Нужна дефиниция — извольте: спячка есть тайная подготовка к более явному действию.
А кроме того, наркота полностью разрушает ощущение времени. Случись такое со мной, я бы, наверное, однажды спозаранку не успел увернуться от желто-рыжего трамвая или от желчного автобуса! Или, чего доброго, позабыл бы выползти из своей берлоги и упустил момент действия.

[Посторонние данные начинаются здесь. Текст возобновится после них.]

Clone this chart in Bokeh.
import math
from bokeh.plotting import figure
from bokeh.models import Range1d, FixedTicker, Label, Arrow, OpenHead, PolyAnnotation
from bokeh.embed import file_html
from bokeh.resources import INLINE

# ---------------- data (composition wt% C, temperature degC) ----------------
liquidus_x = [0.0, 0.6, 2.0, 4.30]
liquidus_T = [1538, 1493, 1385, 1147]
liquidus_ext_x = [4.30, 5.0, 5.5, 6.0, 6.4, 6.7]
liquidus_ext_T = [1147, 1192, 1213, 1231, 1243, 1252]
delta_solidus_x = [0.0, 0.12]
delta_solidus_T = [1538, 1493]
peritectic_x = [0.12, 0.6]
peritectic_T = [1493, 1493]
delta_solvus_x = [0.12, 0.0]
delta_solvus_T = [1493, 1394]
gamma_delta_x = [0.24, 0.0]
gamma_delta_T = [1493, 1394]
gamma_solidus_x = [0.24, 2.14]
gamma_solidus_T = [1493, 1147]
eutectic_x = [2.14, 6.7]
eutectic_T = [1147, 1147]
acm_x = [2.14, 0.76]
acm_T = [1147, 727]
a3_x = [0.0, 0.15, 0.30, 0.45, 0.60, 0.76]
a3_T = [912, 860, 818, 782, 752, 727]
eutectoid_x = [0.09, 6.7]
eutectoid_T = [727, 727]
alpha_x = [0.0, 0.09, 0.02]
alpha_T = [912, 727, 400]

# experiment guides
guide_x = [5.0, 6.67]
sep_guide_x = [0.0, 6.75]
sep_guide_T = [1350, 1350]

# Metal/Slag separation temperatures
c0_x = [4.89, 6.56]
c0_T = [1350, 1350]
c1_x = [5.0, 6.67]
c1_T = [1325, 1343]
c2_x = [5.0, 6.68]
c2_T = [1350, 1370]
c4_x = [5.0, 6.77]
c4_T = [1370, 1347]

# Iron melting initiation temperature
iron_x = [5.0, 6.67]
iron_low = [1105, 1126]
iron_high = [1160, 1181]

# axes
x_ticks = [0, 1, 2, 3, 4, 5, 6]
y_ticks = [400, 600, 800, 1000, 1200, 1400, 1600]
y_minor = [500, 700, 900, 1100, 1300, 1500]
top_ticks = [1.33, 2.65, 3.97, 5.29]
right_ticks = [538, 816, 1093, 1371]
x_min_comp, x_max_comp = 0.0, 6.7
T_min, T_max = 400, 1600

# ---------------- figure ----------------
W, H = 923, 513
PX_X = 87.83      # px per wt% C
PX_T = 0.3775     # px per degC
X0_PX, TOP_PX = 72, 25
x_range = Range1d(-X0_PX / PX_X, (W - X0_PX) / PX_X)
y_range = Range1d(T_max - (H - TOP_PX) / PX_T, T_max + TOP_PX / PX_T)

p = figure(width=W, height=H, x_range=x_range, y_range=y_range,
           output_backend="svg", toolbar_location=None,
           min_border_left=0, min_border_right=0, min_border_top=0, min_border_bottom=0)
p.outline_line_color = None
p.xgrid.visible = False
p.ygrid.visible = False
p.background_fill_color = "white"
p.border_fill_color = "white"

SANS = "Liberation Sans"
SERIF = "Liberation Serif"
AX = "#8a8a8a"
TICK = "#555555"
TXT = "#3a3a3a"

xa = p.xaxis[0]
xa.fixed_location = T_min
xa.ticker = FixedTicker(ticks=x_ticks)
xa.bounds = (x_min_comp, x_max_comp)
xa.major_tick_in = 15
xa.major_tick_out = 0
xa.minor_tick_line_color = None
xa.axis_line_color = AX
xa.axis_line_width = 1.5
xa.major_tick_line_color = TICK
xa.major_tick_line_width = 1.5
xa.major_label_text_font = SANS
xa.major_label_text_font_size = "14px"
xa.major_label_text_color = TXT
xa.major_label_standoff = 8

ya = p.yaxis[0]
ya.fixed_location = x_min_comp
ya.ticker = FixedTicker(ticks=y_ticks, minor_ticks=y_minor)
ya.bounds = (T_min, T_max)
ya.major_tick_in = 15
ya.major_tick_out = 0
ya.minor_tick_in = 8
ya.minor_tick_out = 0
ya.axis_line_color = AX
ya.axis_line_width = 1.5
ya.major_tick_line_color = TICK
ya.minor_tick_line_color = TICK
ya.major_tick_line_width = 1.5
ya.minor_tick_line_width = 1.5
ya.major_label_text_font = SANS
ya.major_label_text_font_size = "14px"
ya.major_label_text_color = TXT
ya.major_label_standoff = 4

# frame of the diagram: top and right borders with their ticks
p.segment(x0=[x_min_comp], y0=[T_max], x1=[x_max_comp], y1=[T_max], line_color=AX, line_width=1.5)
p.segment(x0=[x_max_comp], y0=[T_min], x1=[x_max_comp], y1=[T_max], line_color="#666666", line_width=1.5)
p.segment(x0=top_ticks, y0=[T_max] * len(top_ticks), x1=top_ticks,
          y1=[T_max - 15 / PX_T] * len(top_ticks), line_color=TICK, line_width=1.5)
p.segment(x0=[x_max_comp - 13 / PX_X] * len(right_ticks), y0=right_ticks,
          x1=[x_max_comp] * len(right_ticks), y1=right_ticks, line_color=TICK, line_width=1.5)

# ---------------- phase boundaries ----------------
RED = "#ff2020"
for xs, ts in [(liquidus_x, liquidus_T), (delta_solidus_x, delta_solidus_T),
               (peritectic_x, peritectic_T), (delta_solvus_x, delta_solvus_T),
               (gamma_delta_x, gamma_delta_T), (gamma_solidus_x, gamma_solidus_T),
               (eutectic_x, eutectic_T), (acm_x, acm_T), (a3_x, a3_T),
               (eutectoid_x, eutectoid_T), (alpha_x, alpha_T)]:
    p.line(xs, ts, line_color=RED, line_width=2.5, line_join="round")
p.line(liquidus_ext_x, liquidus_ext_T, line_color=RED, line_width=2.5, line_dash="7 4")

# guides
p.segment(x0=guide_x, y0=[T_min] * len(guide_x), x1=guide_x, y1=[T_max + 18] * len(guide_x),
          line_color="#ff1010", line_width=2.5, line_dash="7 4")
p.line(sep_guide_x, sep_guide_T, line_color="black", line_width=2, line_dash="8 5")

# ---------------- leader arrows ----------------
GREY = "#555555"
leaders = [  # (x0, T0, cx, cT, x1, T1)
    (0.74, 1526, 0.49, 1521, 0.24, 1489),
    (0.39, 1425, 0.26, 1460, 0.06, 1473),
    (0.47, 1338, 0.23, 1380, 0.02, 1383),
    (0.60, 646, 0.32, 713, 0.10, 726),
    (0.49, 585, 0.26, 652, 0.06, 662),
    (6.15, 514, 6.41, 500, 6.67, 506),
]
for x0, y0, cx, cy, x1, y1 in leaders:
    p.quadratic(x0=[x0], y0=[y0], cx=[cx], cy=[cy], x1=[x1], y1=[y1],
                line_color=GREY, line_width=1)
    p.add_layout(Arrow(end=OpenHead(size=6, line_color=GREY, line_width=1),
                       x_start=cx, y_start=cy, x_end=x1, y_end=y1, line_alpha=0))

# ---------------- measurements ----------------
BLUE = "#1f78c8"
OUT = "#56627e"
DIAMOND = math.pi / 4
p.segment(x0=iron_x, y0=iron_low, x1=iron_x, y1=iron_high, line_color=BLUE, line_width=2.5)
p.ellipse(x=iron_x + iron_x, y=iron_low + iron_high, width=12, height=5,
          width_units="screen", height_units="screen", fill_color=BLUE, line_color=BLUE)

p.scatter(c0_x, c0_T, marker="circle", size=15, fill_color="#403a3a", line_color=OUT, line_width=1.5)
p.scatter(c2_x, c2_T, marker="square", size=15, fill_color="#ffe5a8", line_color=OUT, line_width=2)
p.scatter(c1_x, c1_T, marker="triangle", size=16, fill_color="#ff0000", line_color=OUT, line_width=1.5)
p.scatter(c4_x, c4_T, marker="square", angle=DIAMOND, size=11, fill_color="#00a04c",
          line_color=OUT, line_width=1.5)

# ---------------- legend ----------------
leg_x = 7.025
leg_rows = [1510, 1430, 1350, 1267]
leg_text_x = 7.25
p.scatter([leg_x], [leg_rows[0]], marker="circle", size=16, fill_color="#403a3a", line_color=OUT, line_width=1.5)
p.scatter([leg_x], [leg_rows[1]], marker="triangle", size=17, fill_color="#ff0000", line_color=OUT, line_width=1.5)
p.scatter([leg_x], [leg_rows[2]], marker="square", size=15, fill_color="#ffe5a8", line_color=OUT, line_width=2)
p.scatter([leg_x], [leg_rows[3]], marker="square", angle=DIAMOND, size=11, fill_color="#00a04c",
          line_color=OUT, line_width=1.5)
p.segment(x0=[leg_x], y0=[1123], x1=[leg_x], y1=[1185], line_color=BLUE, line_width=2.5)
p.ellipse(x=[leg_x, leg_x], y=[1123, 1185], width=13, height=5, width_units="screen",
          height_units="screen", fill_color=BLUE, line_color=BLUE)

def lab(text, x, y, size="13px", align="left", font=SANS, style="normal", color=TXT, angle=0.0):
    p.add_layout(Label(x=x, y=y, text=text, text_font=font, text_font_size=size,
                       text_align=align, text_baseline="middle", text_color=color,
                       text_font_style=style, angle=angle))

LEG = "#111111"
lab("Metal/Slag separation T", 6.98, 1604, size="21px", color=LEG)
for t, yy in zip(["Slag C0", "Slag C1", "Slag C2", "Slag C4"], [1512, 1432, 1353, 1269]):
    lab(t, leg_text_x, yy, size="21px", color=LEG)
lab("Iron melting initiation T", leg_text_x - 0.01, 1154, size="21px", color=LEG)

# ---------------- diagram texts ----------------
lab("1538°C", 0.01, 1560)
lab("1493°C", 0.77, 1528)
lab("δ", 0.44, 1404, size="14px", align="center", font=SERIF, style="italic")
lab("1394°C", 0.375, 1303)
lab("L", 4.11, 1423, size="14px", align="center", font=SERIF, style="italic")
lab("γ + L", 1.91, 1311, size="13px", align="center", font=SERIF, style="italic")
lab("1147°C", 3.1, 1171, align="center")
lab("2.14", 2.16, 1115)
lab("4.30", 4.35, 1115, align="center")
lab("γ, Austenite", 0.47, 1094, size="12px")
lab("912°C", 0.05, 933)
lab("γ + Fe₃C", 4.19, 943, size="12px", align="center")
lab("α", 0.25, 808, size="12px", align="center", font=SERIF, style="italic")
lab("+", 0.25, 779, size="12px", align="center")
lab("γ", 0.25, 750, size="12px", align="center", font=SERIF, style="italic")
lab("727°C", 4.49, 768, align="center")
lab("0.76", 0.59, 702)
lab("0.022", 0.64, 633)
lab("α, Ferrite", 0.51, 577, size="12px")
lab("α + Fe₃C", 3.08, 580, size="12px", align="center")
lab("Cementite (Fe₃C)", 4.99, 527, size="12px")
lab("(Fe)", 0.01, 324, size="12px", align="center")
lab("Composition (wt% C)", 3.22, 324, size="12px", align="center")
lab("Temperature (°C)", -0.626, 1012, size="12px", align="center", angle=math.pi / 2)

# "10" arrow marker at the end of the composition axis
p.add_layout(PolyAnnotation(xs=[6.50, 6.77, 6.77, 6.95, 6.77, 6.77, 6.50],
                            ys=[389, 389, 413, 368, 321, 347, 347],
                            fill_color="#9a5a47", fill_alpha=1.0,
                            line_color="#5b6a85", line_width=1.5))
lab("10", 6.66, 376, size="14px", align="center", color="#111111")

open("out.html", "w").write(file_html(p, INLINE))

Покамест я доволен своей жизнью под лучами «Монополейтед лайт энд пауэр». Коль скоро вы меня нипочем не узнаете даже в случае самого близкого контакта и всяко не поверите в мое существование, могу от вас не таиться: я подключился к электросети многоэтажного дома и нырнул к себе в подполье. До той поры жил я во мраке, куда меня загнали, а нынче прозрел. Я осветил черноту своей невидимости — и наоборот. И включил себе невидимую музыку изоляции. Последняя фраза странновато звучит, да? Но ошибки в ней нет просто потому, что музыка обычно слышна и редко бывает зримой — ну, быть может, для музыкантов. Не может ли это побуждение записать незримость черным по белому свидетельствовать о стремлении создать музыку из незримости? Но ведь я оратор, возмутитель спокойствия… Даже сейчас? Нет, был и, вероятно, снова буду. Как знать? Не всякая болезнь к смерти, и невидимость — не к смерти.

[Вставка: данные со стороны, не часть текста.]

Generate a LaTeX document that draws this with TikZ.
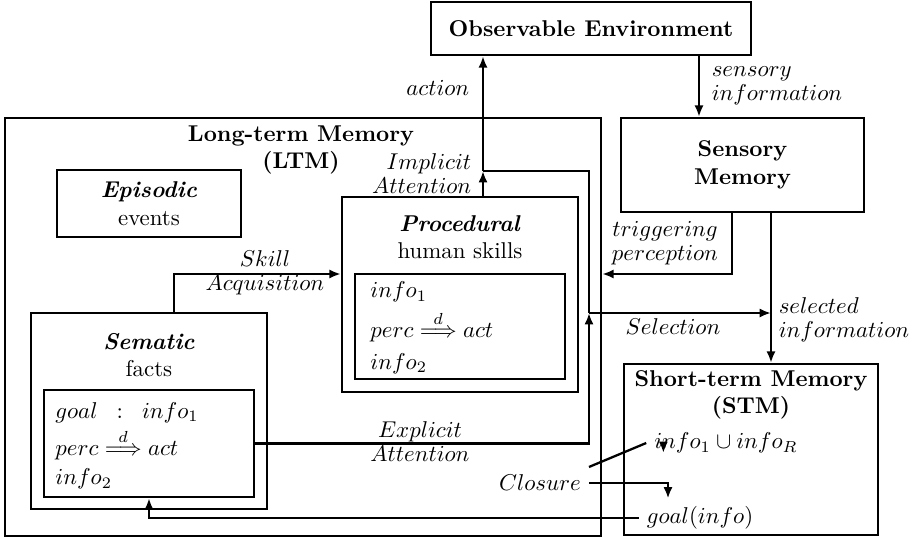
\documentclass[tikz,border=0pt]{standalone}
\usepackage{amsmath}
\usetikzlibrary{arrows.meta,positioning,calc}

\tikzset{
  box/.style={draw,line width=1pt,rectangle,inner sep=0pt,align=center},
  lbl/.style={inner sep=1pt,align=center,font=\fontsize{10}{10.5}\selectfont},
  arr/.style={line width=1pt,-{Latex[length=5pt,width=4pt]}},
  conn/.style={line width=1pt},
}

\begin{document}
\begin{tikzpicture}[x=0.4372pt,y=-0.4372pt]
  \useasboundingbox (0,0) rectangle (915,539);

  % Boxes
  \node[box,minimum width=139.9pt,minimum height=23.2pt] (env) at (591,28.5) {\textbf{Observable Environment}};
  \node[box,minimum width=106.2pt,minimum height=41.1pt] (sens) at (742.5,165) {\textbf{Sensory}\\\textbf{Memory}};
  \node[box,minimum width=111pt,minimum height=74.8pt] (stm) at (751,449.5) {};
  \node[box,minimum width=260.6pt,minimum height=182.7pt] (ltm) at (303,327) {};
  \node[box,minimum width=80.4pt,minimum height=29.3pt] (epi) at (149,203.5) {\textbf{\textit{Episodic}}\\events};
  \node[box,minimum width=103.2pt,minimum height=85.3pt] (procout) at (460,294.5) {};
  \node[box,minimum width=91.8pt,minimum height=45.9pt] (procin) at (460,326.5) {};
  \node[box,minimum width=103.2pt,minimum height=85.7pt] (semout) at (149,411) {};
  \node[box,minimum width=91.8pt,minimum height=46.8pt] (semin) at (149,443.5) {};

  % Texts in boxes
  \node[align=center] (ltmtitle) at (301,150) {\textbf{Long-term Memory}\\\textbf{(LTM)}};
  \node[align=center] (proctitle) at (460,237) {\textbf{\textit{Procedural}}\\human skills};
  \node[anchor=west,inner sep=0pt] (proctext) at (370,328)
    {$\begin{array}{@{}l@{}} info_1\\[2pt] perc \stackrel{d}{\Longrightarrow} act\\[2pt] info_2\end{array}$};
  \node[align=center] (semtitle) at (149,355) {\textbf{\textit{Sematic}}\\facts};
  \node[anchor=west,inner sep=0pt] (semtext) at (55,446)
    {$\begin{array}{@{}l@{}} goal\;\;:\;\;info_1\\[1pt] perc \stackrel{d}{\Longrightarrow} act\\[1pt] info_2\end{array}$};
  \node[align=center] (stmtitle) at (751,395) {\textbf{Short-term Memory}\\\textbf{(STM)}};
  \node (info) at (726,443) {$info_1\cup info_R$};
  \node (goal) at (700,518) {$goal(info)$};
  \node (closure) at (540,483) {$Closure$};

  % Lanes
  \coordinate (join) at (483,171);
  \coordinate (sensx) at (699,0);
  \coordinate (trig) at (732,274);
  \coordinate (sel) at (771,313);
  \coordinate (split) at (589,313);
  \coordinate (skill) at (174,274);
  \coordinate (clx) at (668,0);

  % Connectors
  \draw[arr] (procout.north -| join) -- (join);
  \draw[arr] (join) -- (env.south -| join);
  \draw[arr] (env.south -| sensx) -- (sens.north -| sensx);
  \draw[arr] (sens.south -| trig) -- (trig) -- (ltm.east |- trig);
  \draw[arr] (sens.south -| sel) -- (stm.north -| sel);
  \draw[arr] (split) -- (sel);
  \draw[arr] (semin.east) -| (split);
  \draw[conn] (split) |- (join);
  \draw[arr] (semout.north -| skill) -- (skill) -- (procout.west |- skill);
  \draw[arr] (goal.west) -| (semin.south);
  \draw[arr] (closure.north east) -- (info.west) ([xshift=7.5pt]info.west) -- ++(0,10);
  \draw[arr] (closure.east) -| (goal.north -| clx);

  % Labels
  \node[lbl,anchor=east] (lact) at (472,88) {$action$};
  \node[lbl,anchor=west,align=left] (lsens) at (709,86) {$sensory$\\$information$};
  \node[lbl,anchor=east,align=right] (limp) at (474,174) {$Implicit$\\$Attention$};
  \node[lbl] (lskill) at (265,273) {$Skill$\\$Acquisition$};
  \node[lbl] (lexp) at (420,442) {$Explicit$\\$Attention$};
  \node[lbl] (lsel) at (673,327) {$Selection$};
  \node[lbl] (ltrig) at (665,243) {$triggering$\\$perception$};
  \node[lbl,anchor=west,align=left] (lseld) at (776,320) {$selected$\\$information$};
\end{tikzpicture}
\end{document}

Так и слышу, как вы изрекаете: «Вот ведь жуткий, безответственный подонок!» Спешу с вами согласиться: так оно и есть. Я такой безответственный тип, каких свет не видывал. Безответственность — составная часть моей невидимости: откуда ни глянь, увидишь только отрицание. Но перед кем надлежит мне отвечать, да и с какой стати, раз вы меня в упор не видите? Погодите, вы еще не знаете истинных масштабов моей безответственности. Ответственность базируется на признании, а признание — одна из форм согласия. Взять хотя бы того субъекта, которого я едва не прибил: на ком лежит ответственность за это чудом не состоявшееся убийство — на мне? Я так не думаю — и отказываюсь так думать. На это я не подпишусь. Вы на меня это не повесите. Он на меня натолкнулся, он меня оскорбил. Разве не следовало ему, ради своей же личной безопасности, признать мою истерию, мой «потенциал опасности»? Он, скажем так, заблудился в мире грез. Но разве не сам он управлял этим миром грез (который, увы, до боли реален!), разве не сам он меня оттуда вычеркнул? И если б он докричался до полицейских, разве не меня повязали бы как правонарушителя? Да, да, да! Позвольте с вами согласиться, это я проявил безответственность, ибо готов был пустить в дело нож для защиты высших интересов общества. Когда-нибудь такое недомыслие ввергнет нас в трагическую пучину. Все мечтатели и сомнамбулы должны расплачиваться, и даже невидимая жертва ответственна за судьбы других. Но я стряхнул с себя эту ответственность, запутавшись в несовместимых понятиях, что жужжали в мозгу. Струсил…
Но моя ль вина, что всем тоска видна? Уж потерпите.